Wednesday, March 7, is World Read Aloud Day. Sponsored by LitWorld, a non-profit organization dedicated to fostering literacy worldwide, the day aims to celebrate the power of words and to promote global literacy. As a warm-up to that event, I’d like to offer what I’ll call a Read Along: an opportunity for us to connect with the power of words by reading and sharing our thoughts about a short short story by author Allen Woodman in order to reconnect to ourselves as readers and re-experience the process of meaning making in ways that can inform our practice and our lives.
In addition to wanting to support a great cause, I do this because I deeply believe that every teacher who is a reader has within him or herself what it takes to be a great teacher of reading, without the aid of scripts or programs or packaged Teacher’s Guides—provided we take the time to peer into our minds and hearts to notice and name what it is we do to make meaning as we read. The idea that our experience can be the wellspring of our teaching is precisely what informs Ellin Keene and Susan Zimmerman‘s now classic book Mosaic of Thought, and it lies at the heart of What Readers Really Do. It’s also the
foundation of Katie Wood Ray‘s marvelous book on writing What You Know by Heart: How to Develop Curriculum for Your Writing Workshop, whose title I’ve borrowed for this week’s post in the hopes that we can transfer and apply her thinking from writing to reading.

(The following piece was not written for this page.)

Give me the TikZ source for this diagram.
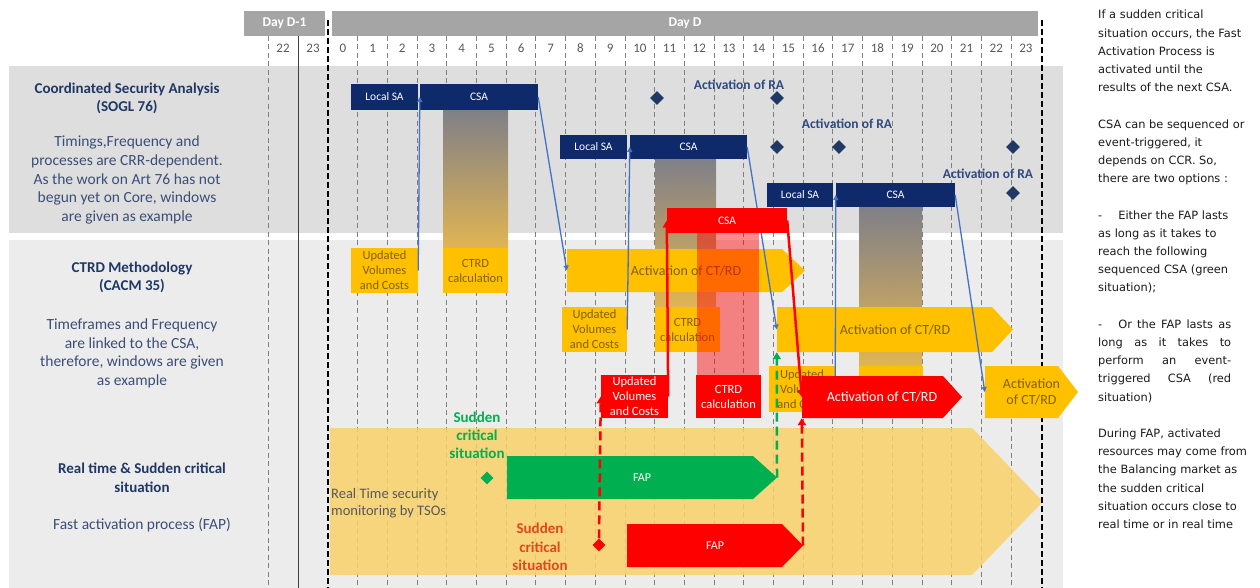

To that end, I invite you to read Woodman’s story, which he’s generously allowed me to reprint, paying close attention to the work that you usually do invisibly to comprehend, understand and evaluate. In this way, I believe, this reading experience can become, as Katie Wood Ray says, “something larger than the moment.” It can transcend your experience with this particular text to become something you more deeply understand about the work of reading that you then can carry within you to your classroom, your next book, your life and the world.
Should you need any further instructions or guidance, consider the following questions:
- Are you aware of anything you had to do to literally or inferentially comprehend the story on a line-by-line basis?
- What do you make of it as a whole—that is, what do you think it’s really about. And what did you do and/or draw on to arrive at that understanding?
- What value, if any, does it hold for you? Did it affirm, expand, refute or challenge anything you thought about people or life? Did it delight, perplex, or even annoy you? If so, how and why?
- And if you used any of the standard reading strategies (infer, connect, predict, etc), when and why did you use them and what did they yield for you?
In the spirit of collaborative learning and community, I’m hoping you’ll share your experience and whatever meaning you made of the text, by either clicking on the speech bubble at the right of the post’s title or on the word ‘reply’ at the bottom of the post, right after the list of tag words. (And email subscribers can use the comment link at the end of the email.)
And now, without further ado, here is Wallet by Allen Woodman:

© Copyright by Allen Woodman. Reprinted with permission of the author. Allen Woodman is Professor of Creative Writing at Northern Arizona University. He has published six books of fiction, including Saved by Mr. F. Scott Fitzgerald, a collection of humorous stories for adults, and The Cows Are Going to Paris, a children’s picture book with David Kirby. He has also published scores of short stories in magazines and anthologies, including Flash Fiction, Micro Fiction, Sudden Fiction Continued, Mirabella, Washington Post, and Story.


The students loved the read aloud, quickly convening and settling down in the back of the room to listen. But when the teacher paused to ask questions, she was still met with blank stares. They had no ideas about what it might mean to be ‘released’, no thoughts about the rituals of sharing feelings at night and all the talk about assignments and rules. And so with discomfort, she began doing what I imagine each and every one of us has done at some point in a classroom: she kept prompting them with leading questions, pulling answers out of them like teeth. And if the answers still didn’t come, she’d tuck what she was looking for into a question—like, “Do you think it’s possible that released means killed?”—at which point you’d see light bulbs going off in the students’ heads as they entertained the idea she’d put out that they hadn’t been able to access themselves.
In my own evolution as a literacy coach, I was still a few years away from the Know/Wonder chart that Dorothy Barnhouse and I developed which, by helping students pay more attention to what they’re figuring out from a text and what they’re wondering or confused about, encourages them to read more closely and pick up more detail clues. That tool, I believe, would have helped those students focus on the questions the first page raises, such as “Why is Jonas beginning to be frightened?” and “Why was everyone so scared of a plane?” It would also have positioned them to be more attentive to details that begin to repeat and form patterns—e.g., the capitalization of jobs, like Pilots; the emphasis on naming feelings precisely; the loudspeaker voice that tells people what do; and the many, many references to rules. And those questions and patterns would, in turn, help them develop lines of inquiry and hunches about the kind of world they were in.